We are looking at feedback loops here. Paying off debt all at once is a negative feedback loop. Money that would normally be spent is now going to pay down debt (a money sink that grows exponentially due to compound interest). This causes loss of production and job losses. The cycle is self repeating and self reinforcing leading to a deflationary spiral. One way to fix the mess is to make the banks eat their losses instead of extend and pretend. The insolvent firms should be reorganized and put under FDIC supervision or the equivalent (Citibank) until they are fixed. The solvent firms can continue banking business as usual. Assets from the insolvent firms can be put under an RTC type organization just like the S&Ls' assets were and sold off. Workers' wages should be increased to help people pay off debts, increase spending, and increase inflation. But it will be the last thing government does according to Keen and he's right. But doing both of these things, writing off bad debts and increasing workers' wages increases the overall money supply in circulation and decreases the huge money sinks drastically. But it would also turn negative feedback loops into positive feedback loops.

jbmoore said...

I had a nice comment but it it failed to post.

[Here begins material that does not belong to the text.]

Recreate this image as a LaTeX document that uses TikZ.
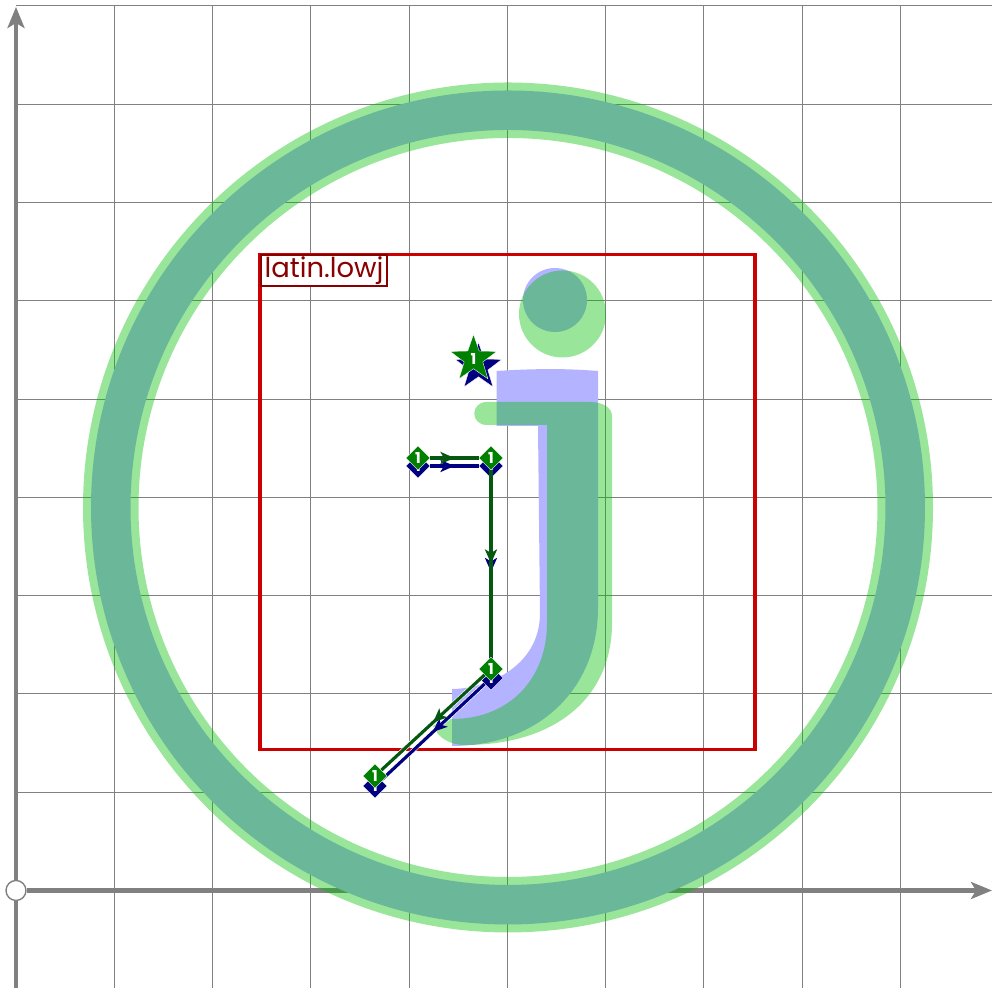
\documentclass[tikz,border=0pt]{standalone}
\usepackage{fontspec}
\setmainfont{Poppins}
\usetikzlibrary{arrows.meta,shapes.geometric,decorations.markings}

\definecolor{gridgray}{RGB}{128,128,128}
\definecolor{boxred}{RGB}{204,0,0}
\definecolor{labelred}{RGB}{136,0,0}
\definecolor{glyphblue}{RGB}{179,179,255}
\definecolor{glyphgreen}{RGB}{0,190,0}
\definecolor{pointgreen}{RGB}{0,128,0}
\definecolor{linegreen}{RGB}{6,88,16}
\definecolor{pointnavy}{RGB}{0,0,128}

\tikzset{
  gridline/.style={gridgray,line width=0.3pt},
  axisline/.style={gridgray,line width=1.3pt,-{Stealth[length=2.1mm,width=1.7mm,inset=0.5mm]}},
  bluefill/.style={fill=glyphblue},
  greenfill/.style={fill=glyphgreen,fill opacity=0.4},
  midarrow/.style={postaction={decorate},decoration={markings,
    mark=at position 0.5 with {\arrow{Stealth[length=1.4mm,width=1.2mm,inset=0.35mm]}}}},
  pathline/.style={midarrow,line width=0.9pt,preaction={draw=white,line width=1.25pt}},
  diamondpoint/.style={diamond,inner sep=0pt,minimum size=2.45mm,text=white,
    font=\fontsize{4.3}{5}\bfseries,line width=0.1pt,draw=white},
  starpoint/.style={star,star points=5,star point ratio=2.5,inner sep=0pt,minimum size=4.9mm,
    text=white,font=\fontsize{4.3}{5}\bfseries,line width=0.1pt,draw=white},
}

\begin{document}
\begin{tikzpicture}

    \useasboundingbox (0,0) rectangle (9.92,9.88);

    % vertical grid
    \draw[gridline] (1.145,0) -- (1.145,9.825);
    \draw[gridline] (2.125,0) -- (2.125,9.825);
    \draw[gridline] (3.105,0) -- (3.105,9.825);
    \draw[gridline] (4.095,0) -- (4.095,9.825);
    \draw[gridline] (5.075,0) -- (5.075,9.825);
    \draw[gridline] (6.055,0) -- (6.055,9.825);
    \draw[gridline] (7.035,0) -- (7.035,9.825);
    \draw[gridline] (8.025,0) -- (8.025,9.825);
    \draw[gridline] (9.005,0) -- (9.005,9.825);

    % horizontal grid
    \draw[gridline] (0.16,1.955) -- (9.92,1.955);
    \draw[gridline] (0.16,2.945) -- (9.92,2.945);
    \draw[gridline] (0.16,3.925) -- (9.92,3.925);
    \draw[gridline] (0.16,4.905) -- (9.92,4.905);
    \draw[gridline] (0.16,5.885) -- (9.92,5.885);
    \draw[gridline] (0.16,6.875) -- (9.92,6.875);
    \draw[gridline] (0.16,7.855) -- (9.92,7.855);
    \draw[gridline] (0.16,8.835) -- (9.92,8.835);
    \draw[gridline] (0.16,9.825) -- (9.92,9.825);

    % axes
    \coordinate (xEnd) at (9.92,0.975);
    \coordinate (yStart) at (0.16,0);
    \coordinate (yEnd) at (0.16,9.81);
    \node[circle,draw=gridgray,fill=white,line width=0.4pt,minimum size=2mm,inner sep=0pt] (origin) at (0.16,0.975) {};
    \draw[axisline] (origin) -- (xEnd);
    \draw[axisline] (origin) -- (yEnd);
    \draw[gridgray,line width=1.3pt] (origin) -- (yStart);

    % blue outline
    \fill[bluefill,even odd rule] (5.08,4.805) circle (4.17) (5.08,4.805) circle (3.775);
    \fill[bluefill] (5.55,6.88) circle (0.32);
    \fill[bluefill] (4.965,6.17) .. controls (5.3,6.19) and (5.6,6.2) .. (5.98,6.17)
        -- (5.98,3.8) .. controls (5.98,3.0) and (5.4,2.42) .. (4.52,2.42)
        -- (4.52,2.99) .. controls (4.85,2.99) and (5.4,3.2) .. (5.40,3.75)
        -- (5.38,5.62) -- (4.965,5.62) -- cycle;

    % green outline
    \fill[greenfill,even odd rule] (5.08,4.805) circle (4.25) (5.08,4.805) circle (3.695);
    \fill[greenfill] (5.625,6.74) circle (0.435);
    \fill[greenfill] (4.87,5.86) -- (5.9,5.86) .. controls (6.03,5.86) and (6.12,5.8) .. (6.12,5.72)
        -- (6.12,3.65) .. controls (6.12,2.9) and (5.55,2.43) .. (4.65,2.43)
        .. controls (4.5,2.43) and (4.38,2.5) .. (4.33,2.62)
        .. controls (4.4,2.66) and (4.46,2.69) .. (4.52,2.69)
        .. controls (5.1,2.69) and (5.47,3.1) .. (5.47,3.65)
        -- (5.47,5.63) -- (4.87,5.63) .. controls (4.7,5.63) and (4.7,5.86) .. (4.87,5.86) -- cycle;

    % bounding box and label
    \draw[boxred,line width=1pt] (2.6,2.385) rectangle (7.55,7.335);
    \node[draw=labelred,fill=white,text=labelred,line width=0.55pt,minimum width=1.26cm,minimum height=0.31cm,inner sep=0pt,text height=6.26pt,text depth=2pt,font=\fontsize{7.8}{8}\selectfont] (glyphname) at (3.24,7.175) {latin.lowj};

    % navy points
    \node[starpoint,fill=pointnavy] (navystar) at (4.785,6.21) {1};
    \node[diamondpoint,fill=pointnavy] (navyA) at (4.18,5.22) {1};
    \node[diamondpoint,fill=pointnavy] (navyB) at (4.91,5.22) {1};
    \node[diamondpoint,fill=pointnavy] (navyC) at (4.91,3.10) {1};
    \node[diamondpoint,fill=pointnavy] (navyD) at (3.75,2.02) {1};

    \draw[pathline,pointnavy] (navyA) -- (navyB);
    \draw[pathline,pointnavy] (navyB) -- (navyC);
    \draw[pathline,pointnavy] (navyC) -- (navyD);

    % green points
    \node[starpoint,fill=pointgreen] (greenstar) at (4.735,6.29) {1};
    \node[diamondpoint,fill=pointgreen] (greenA) at (4.18,5.30) {1};
    \node[diamondpoint,fill=pointgreen] (greenB) at (4.91,5.30) {1};
    \node[diamondpoint,fill=pointgreen] (greenC) at (4.91,3.19) {1};
    \node[diamondpoint,fill=pointgreen] (greenD) at (3.75,2.12) {1};

    \draw[pathline,linegreen] (greenA) -- (greenB);
    \draw[pathline,linegreen] (greenB) -- (greenC);
    \draw[pathline,linegreen] (greenC) -- (greenD);

\end{tikzpicture}
\end{document}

Some of your ideas echo Steve Keen's ideas. Debt is an exponentially growing money pit or sink hole. It's the opposite of savings, but both take money out of circulation. In a zero sum world, one man's debt is another man's savings, but that is not how the real world works. Money is lent out and created in the process.

The way forward is to make the banks recognize their debt losses. Those banks that are insolvent are reorganized or sold off and the survivors continue on. That eliminates an exponentially growing money sink which we are seeing vast amounts of money disappearing into right now.

Raising workers' wages would pay down debts, increase spending (money in circulation), and lead to inflation lifting us out of this negative feedback loop economists call deflationary debt spiral. But these two remedies, eliminating debt and raising wages will be the last things policy makers do.

The Arthurian said...

"The economy is depressed because money was redistributed from the majority that would spend most of their money earned (the workers) to those that do not spend most of their money..."

Like the endgame of the board game Monopoly. This redistribution, or concentration, can only have happened as a result of policy. An unintended consequence, I presume.

"When you are talking about the quantity of money, I gather that you are talking about the amount of money in circulation that is stimulating commerce."

Yes, absolutely, M1 money or spending-money or the medium of exchange. I shall be more explicit on this point.

"Your idea of paying off people's mortgages is similar to a model that Steve Keen made. If the money given to the banks had been given to the mortgage owners instead, there would have been more bang for the buck..."

It can still be done.

It's just so obvious -- the problem is debt, so pay off the debt! It ain't rocket science. As Keynes said, the ideas expressed here are simple and should be obvious. But we've had bad ideas repeated so often for so long that it is difficult now to see the obvious.

Keen is very good. And that downcast photo of him really adds to the effect.

"But doing both of these things, writing off bad debts and increasing workers' wages increases the overall money supply in circulation and decreases the huge money sinks drastically."

In my terminology, it corrects the imbalance between money-in-circulation and credit-in-circulation. (Debt is the measure of credit in circulation.) Recovery depends upon it.

"The way forward is to make the banks recognize their debt losses. Those banks that are insolvent are reorganized or sold off and the survivors continue on."

The only essential is to force recovery upon the economy.